The vegan situation. Day two.

Here’s the first vegan experiment update. Yesterday was the most hits my blog has ever had. More so than the Inca Temples. I’ts obvious what my audience wants. Apparently more about food and less about comedy.

I am almost constantly hungry. I’m putting this down to portion sizes. For some reason, eating a vegan diet has made my portion sizes smaller. I have made my way through almost a whole bag of apples throughout the day, but it’s not seeming to make a difference.
I’m thinking about food all the time. That’s not healthy, hopefully it’s just part of the newness of this.

I have learned a few key things. Coffee is much better black than with rice milk. Rice milk tastes much better on cereal when shaken properly. Work canteens are woefully inadequate at providing vegan options.
This was the only option available to me today. It was bland and unfilling. I did have the option of having chips instead of the potato. I’m not sure changing the shape of a food counts as an option.

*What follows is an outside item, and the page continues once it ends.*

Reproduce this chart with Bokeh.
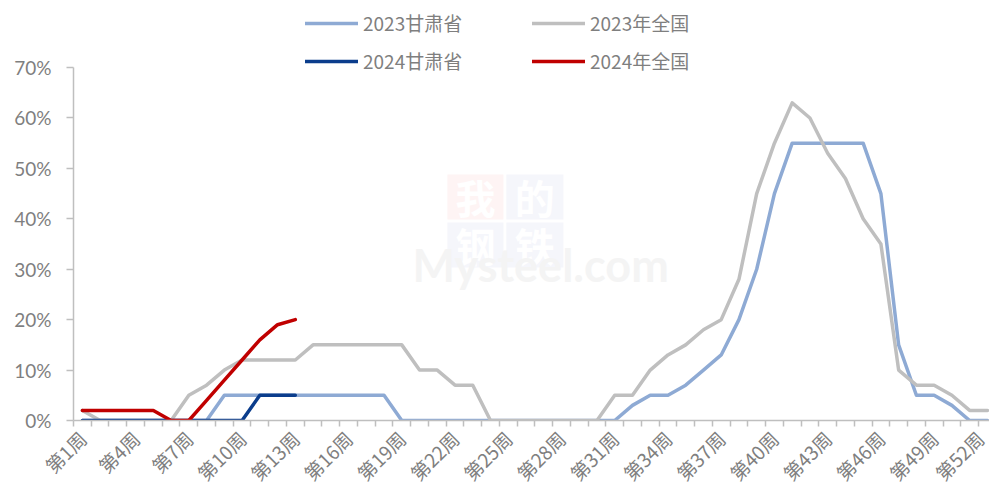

I am going out tonight[1], to see Richard Herring performing Christ on a Bike at the Comedy Box/Tobacco Factory in Bristol (review later!). This presents me with my first “eating out” challenge. The Tobacco Factory is surrounded by pizza places, kebab shops and fish’n'chips shops. Eating a bag of chips feels like cheating and is just a carb fest. There is an Aldi next door and a Tesco extra up the road.
I am trying to avoid the situation altogether. I have had some piri humous on toast and a soya yoghurt. But the gig wont finish for another 5 hours.

In short, it’s not going great. I’m struggling to think of things that I can eat, variety is going to be tricky. Especially while at work and out. What I am eating isn’t filling me.

Also, as is usual for me, I have managed to set myself a large and doomed to failure project to go alongside this large lifestyle change. As usual, it involves learning an entirely new skill[2]. If I’m going to fail, I’m going to do it properly.

I don’t want to quit through just getting annoyed with it. I don’t want to quit because I’ve got bored of the options available. I need to find a few healthy vegan snacks that are actually filling. Any suggestions?

[1] Melanie, I did tell you about this, repeatedly, and most recently last night. I wont be home until late.

Yes.

Yes it is.

It IS on the calendar.

Go and check if you like.

See?

No I didn’t just add it. I booked the ticket last December!

[2] An iOS app. Hopefully more details later.

Experimenting with Vegans.

I’m going to do an experiment. I am going to try[1] and be Vegan.

I’ve thought about this for a while, one word kept going round and round in my head. Objecting loundly and effectively.

Bacon.

Dammit.

I have three reasons for doing this, health, support for my wife, and science.

Mainly science.[2]

I have no ethical problems with eating meat. As a species, we have practical issues with eating meat. The whole land air deal. But eating meat isnatural and part of the food chain. This is not to save the planet, or animals or for guilt reasons.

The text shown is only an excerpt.